Epic’s Fire Island Presents Theatergoers with an Unusual Experience

theatreFire Island, by Charles Mee, is the current offering at Epic Theatre Company. Directed by Kate Lester, this Rhode Island premiere explores the ups and downs of various couples as they spend a weekend on Fire Island.

The Fire Island script is cinematic and poetic. Mee, a current playwriting professor at Columbia University, has an experimental style. On his website, the (re)making project, Mee states, “There is no such thing as an original play.” To create art, Mee reconstructs and takes inspiration from found texts. This process gives his writings a collage-like feel.

In 1996, Mee launched the (re)making project, which contained full scripts of his body of work. He believes his plays should be accessible to everyone, especially young playwrights. Mee invites aspiring writers to splice and create original work influenced by his own. He also encourages playwrights to use text from the Greeks, Shakespeare and Brecht as well as Soap Opera Digest and the evening news.


Mee’s laissez-faire attitude on text lends itself to his views on how and where his plays are performed. He does not want his plays to be constricted to the stage, but also to be performed for the film and internet.

Epic Theatre Company’s production of Fire Island is interactive. Lester attempts to transform the Hope Artiste Village into an island resort. The actors enter from the audience and also blend in as bystanders. The actors lead the audience through the performance space, and this choice has its disadvantages. First, the staging lacked a clear direction and seemed unfocused at times. The audience follows the actors up the hallway and once the entrance is reached, the route is retraced back to the other side of the building. Each nook and cranny of the Hope Artiste Village did not offer anything new to the play. Except for a few café tables or tropical shirts, I forgot I was supposed to be on an island.

The staging was also distracting. People who were not involved in the play or part of the audience walked through the middle of important scenes. For example, in one scene, a character tells the story of murdering her family. Unfortunately, this dramatic scene took place next to the restrooms. The custodian was cleaning the bathrooms during the character’s monologue, and as a result, the monologue was punctuated by the occasional toilet flush. Although Mee’s work encourages experimentation, the attempt to have interactive staging, although admirable to try something new, just doesn’t work.

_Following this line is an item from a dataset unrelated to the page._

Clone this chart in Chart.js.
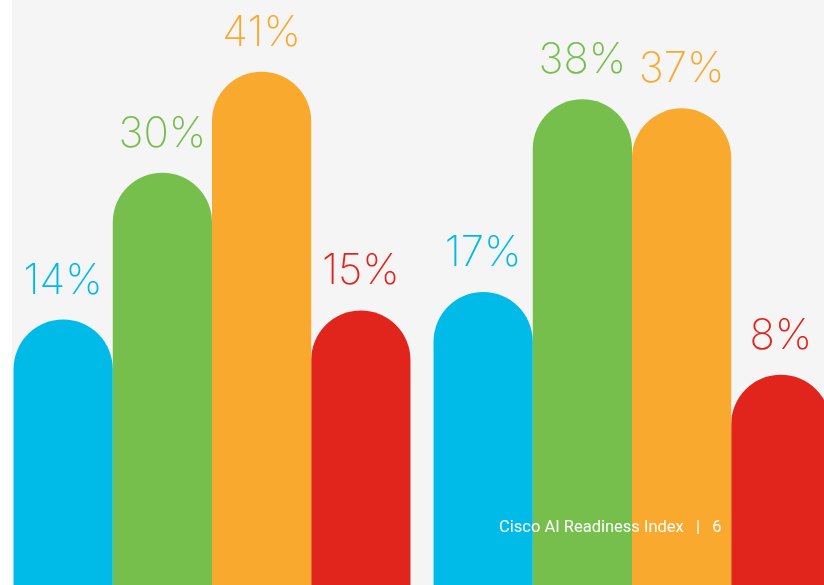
<!DOCTYPE html>
<html>
<head>
<meta charset="utf-8">
<script src="https://cdn.jsdelivr.net/npm/chart.js@4/dist/chart.umd.min.js"></script>
<style>
  html, body { margin: 0; padding: 0; background: #ffffff; overflow: hidden; }
  #wrap { position: relative; width: 824px; height: 585px; overflow: hidden; }
  canvas { position: absolute; left: 0; top: 0; }
</style>
</head>
<body>
<div id="wrap"><canvas id="chart" width="844" height="585" style="width:844px;height:585px"></canvas></div>
<script>
// two groups of four bars
const groups = ["Group A", "Group B"];
const seriesNames = ["Blue", "Green", "Orange", "Red"];
const blueValues = [14, 17];
const greenValues = [30, 38];
const orangeValues = [41, 37];
const redValues = [15, 8];
const colors = ["#00bbe8", "#76bf4c", "#f9a92d", "#e2251c"];

// value axis runs below zero so the bars start off the bottom edge
const yMin = -14.9;
const yMax = 48.8;

const footerText = "Cisco AI Readiness Index   |   6";

const allValues = [blueValues, greenValues, orangeValues, redValues];

const backgroundPlugin = {
  id: "background",
  beforeDraw(chart) {
    const ctx = chart.ctx;
    ctx.save();
    ctx.fillStyle = "#ffffff";
    ctx.fillRect(0, 0, chart.width, chart.height);
    ctx.fillStyle = "#f5f5f5";
    ctx.fillRect(12, 0, chart.width - 12, chart.height);
    ctx.restore();
  },
};

const labelPlugin = {
  id: "valueLabels",
  afterDatasetsDraw(chart) {
    const ctx = chart.ctx;
    ctx.save();
    ctx.font = "200 42px Inter, Roboto, sans-serif";
    ctx.textAlign = "center";
    ctx.textBaseline = "alphabetic";
    chart.data.datasets.forEach((ds, i) => {
      const meta = chart.getDatasetMeta(i);
      meta.data.forEach((bar, j) => {
        ctx.fillStyle = ds.backgroundColor;
        ctx.fillText(ds.data[j] + "%", bar.x, bar.y - 26);
      });
    });
    // page footer
    ctx.font = "400 16.5px Roboto, sans-serif";
    ctx.fillStyle = "#ffffff";
    ctx.textAlign = "left";
    ctx.textBaseline = "middle";
    ctx.fillText(footerText, 499, 528);
    ctx.restore();
  },
};

new Chart(document.getElementById("chart").getContext("2d"), {
  type: "bar",
  data: {
    labels: groups,
    datasets: allValues.map((vals, i) => ({
      label: seriesNames[i],
      data: vals,
      base: yMin,
      backgroundColor: colors[i],
      borderWidth: 0,
      borderSkipped: false,
      borderRadius: { topLeft: 60, topRight: 60, bottomLeft: 0, bottomRight: 0 },
      categoryPercentage: 0.945,
      barPercentage: 1.0,
    })),
  },
  options: {
    responsive: false,
    animation: false,
    layout: { padding: { left: 2, right: 2, top: 0, bottom: 0 } },
    scales: {
      x: { display: false },
      y: { display: false, min: yMin, max: yMax },
    },
    plugins: {
      legend: { display: false },
      tooltip: { enabled: false },
    },
  },
  plugins: [backgroundPlugin, labelPlugin],
});
</script>
</body>
</html>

After the show, I learned that the production was originally going to be performed outside, but was changed due to weather concerns. I think an outdoor environment would have suited the play better.

I did enjoy producer Kevin Broccoli’s utilization of music during the play. He trailed the edge of the audience with an iPod blaring pop music during the scene changes.

The actors were inexperienced. The men of the cast especially delivered many of their lines in one level. Luckily, the actors might have the opportunity to gain experience in future shows for Epic.

Mee said, “I like plays that are not too neat, too finished, too presentable. My plays are broken, jagged, filled with sharp edges, filled with things that take sudden turns, careen into each other, smash up, veer off in sickening turns. That feels good to me. It feels like my life. It feels like the world.” Life is not perfect and neither is this play. It’s messy and its cracks are showing.

Recently, Epic Theatre Company joined Mixed Magic Theatre and The Contemporary Theatre Company to form The Rhode Island Theatre Alliance (RITA). The dialogue show, This Might Be It, written and directed by Broccoli, is premiering in early July.

Fire Island plays through June 22 at the Hope Artiste Village.